ISLAMABAD: Federal Minister for Planning Ahsan Iqbal on Monday downplayed the 100-day plan unveiled by the opposition Pakistan Tehreek-i-Insaf (PTI) a day earlier.

Addressing a press conference here on Monday, he said Imran Khan should first explain his party’s performance of 1,825 days in Khyber Pakhtunkhwa.

“KP could not copy Punjab because it requires wisdom which they do not have, as the situation in Peshawar has exposed them when they started constructing Metro Bus, which actually turned the city into ruins,” he said.

The minister said that Pakistan had plunged itself into wrong wars and there was a need to shift the focus from geo-strategic to geo-economics for achieving progress.

He highlighted the decisions of a meeting which reviewed the progress of the China-Pakistan Economic Corridor (CPEC) before the end of the PML-N government’s tenure. The Chinese ambassador to Pakistan also attended the meeting.

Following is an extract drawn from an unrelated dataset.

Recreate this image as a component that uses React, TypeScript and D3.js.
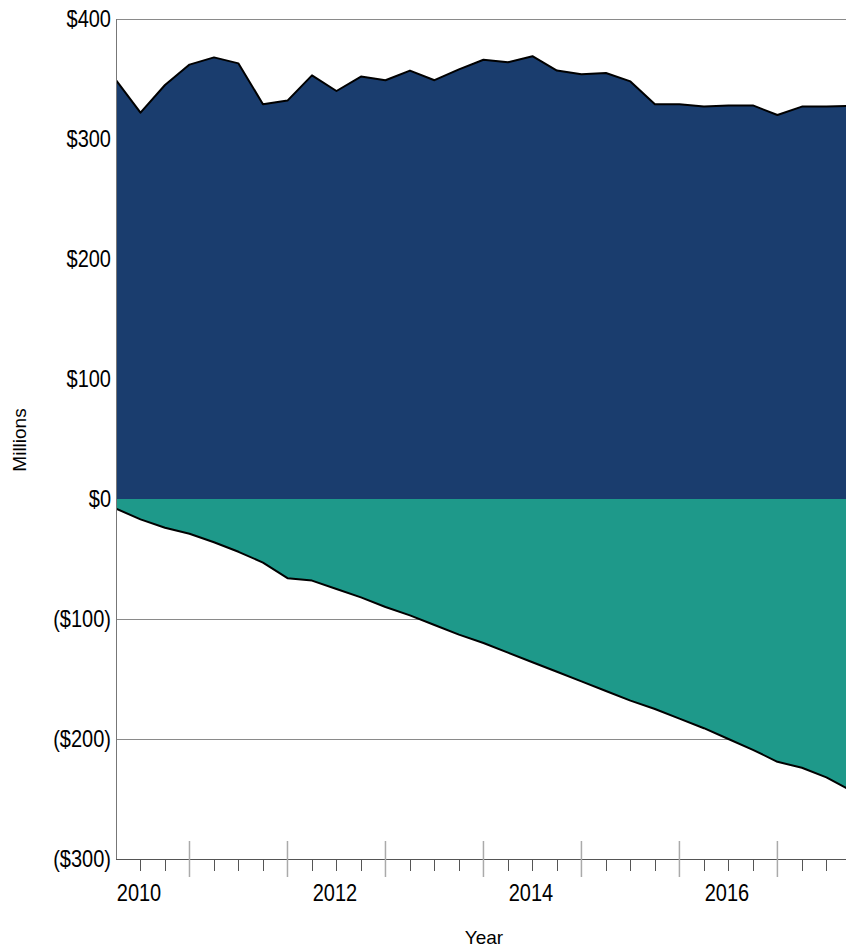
import * as d3 from "d3";
import React from "react";

// quarterly values, millions of dollars
const quarters = d3.range(31); // quarter index from the left edge of the plot
const inflows = [349, 322, 345, 362, 368, 363, 329, 332, 353, 340, 352, 349, 357, 349, 358, 366,
  364, 369, 357, 354, 355, 348, 329, 329, 327, 328, 328, 320, 327, 327, 327.5];
const outflows = [-8, -17, -24, -29, -36, -44, -53, -66, -68, -75, -82, -90, -97, -105, -113, -120,
  -128, -136, -144, -152, -160, -168, -175, -183, -191, -200, -209, -219, -224, -232, -243];

const yTicks = [400, 300, 200, 100, 0, -100, -200, -300];
const yearLabels = ["2010", "2012", "2014", "2016"];
const yearLabelQuarter = [1, 9, 17, 25]; // middle of each labelled year
const yearBoundaries = [3, 7, 11, 15, 19, 23, 27];

const W = 846, H = 950;
const left = 116, right = 846, top = 19, bottom = 859;

const fmt = (v: number) => (v < 0 ? `($${-v})` : `$${v}`);

// tick labels in the original are drawn a bit taller than wide
const TallText = ({ x, y, anchor, children }: { x: number; y: number; anchor: string; children: React.ReactNode }) => (
  <text transform={`translate(${x},${y}) scale(1,1.2)`} textAnchor={anchor} fontSize={20} fill="#000">
    {children}
  </text>
);

export default function App() {
  const x = d3.scaleLinear().domain([0, 29.8]).range([left, right]);
  const y = d3.scaleLinear().domain([-300, 400]).range([bottom, top]);

  const area = d3.area<number>()
    .x((_d, i) => x(quarters[i]))
    .y0(y(0))
    .y1((d) => y(d));
  const line = d3.line<number>()
    .x((_d, i) => x(quarters[i]))
    .y((d) => y(d));

  const font = "Liberation Sans, Arial, sans-serif";

  return (
    <svg width={W} height={H} style={{ position: "absolute", left: 0, top: 0 }} fontFamily={font}>
      <defs>
        <clipPath id="plot">
          <rect x={left} y={top - 2} width={right - left} height={bottom - top + 2} />
        </clipPath>
      </defs>

      {/* grid */}
      {yTicks.filter((t) => t > -300).map((t) => (
        <line key={t} x1={left} x2={right} y1={y(t) + 0.5} y2={y(t) + 0.5} stroke="#8a8a8a" strokeWidth={1} />
      ))}

      <g clipPath="url(#plot)">
        <path d={area(inflows) || ""} fill="#1a3d6e" />
        <path d={area(outflows) || ""} fill="#1e998a" />
        <path d={line(inflows) || ""} fill="none" stroke="#000" strokeWidth={2} strokeLinejoin="round" />
        <path d={line(outflows) || ""} fill="none" stroke="#000" strokeWidth={2} strokeLinejoin="round" />
      </g>

      {/* axes */}
      <line x1={left + 0.5} x2={left + 0.5} y1={top} y2={bottom} stroke="#777" strokeWidth={1} />
      <line x1={left} x2={right} y1={bottom + 0.5} y2={bottom + 0.5} stroke="#555" strokeWidth={1} />

      {quarters.filter((q) => q > 0 && x(q) < right && !yearBoundaries.includes(q)).map((q) => (
        <line key={q} x1={Math.round(x(q)) + 0.5} x2={Math.round(x(q)) + 0.5} y1={bottom} y2={bottom + 12} stroke="#555" strokeWidth={1} />
      ))}
      {yearBoundaries.map((q) => (
        <line key={q} x1={x(q)} x2={x(q)} y1={bottom - 18} y2={bottom + 18} stroke="#aaa" strokeWidth={1.5} />
      ))}

      {yTicks.map((t) => (
        <TallText key={t} x={111} y={y(t) + 7.5} anchor="end">{fmt(t)}</TallText>
      ))}

      {yearLabels.map((lab, i) => (
        <TallText key={lab} x={x(yearLabelQuarter[i]) - 1.5} y={900.5} anchor="middle">{lab}</TallText>
      ))}

      <text x={484} y={944} textAnchor="middle" fontSize={19} fill="#000">Year</text>
      <text transform="translate(26, 440) rotate(-90)" textAnchor="middle" fontSize={19} fill="#000">Millions</text>
    </svg>
  );
}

Says China Aid will finance over $8bn railway line, Karachi Circular Railway and other CPEC projects

Mr Iqbal said that China had recently established a support agency — China Aid — to finance several CPEC projects, including development of railway line ML-1, the Karachi Circular Railway and other projects.

He said the CPEC review meeting considered the Master Plan for Gwadar under which it was projected that the population of the port city would go up from existing slightly over 100,000 to 300,000 by 2025 and to 400,000 by 2035 and would touch two million by 2050.

Regarding ML-1, the minister said Pakistan had sought concessional funding for the construction of over $8 billion railway line from Peshawar to Karachi, but the conversion of the China’s commerce ministry to China Aid caused delay in completion of the project, but now Beijing had assured to expedite the process.

He said the ministries, divisions and departments had been directed to complete feasibility studies and other procedural requirements before the coming general elections so that the next government could resume work of CPEC projects without any further delay.

“We have energised projects worth $30 billion in three years and the figure could have touched $40bn if the PTI sit-ins in 2014 had not wasted one year,” he added.

Regarding establishment of Special Economic Zones (SEZs), Mr Iqbal said that the Board of Investment and other agencies concerned had been directed to analyse incentive packages being offered by Cambodia, Vietnam and other countries so that industries relocated from China could be incentivised.

He said the SEZ in Islamabad would be constructed along the new Islamabad Airport as land in the range of 100,000 acres was not available at one place in the federal capital.

“We have instructed the authorities concerned to construct the SEZ in the jurisdiction of the new airport even outside the Islamabad territory in order to align the cargo with the airport,” he added.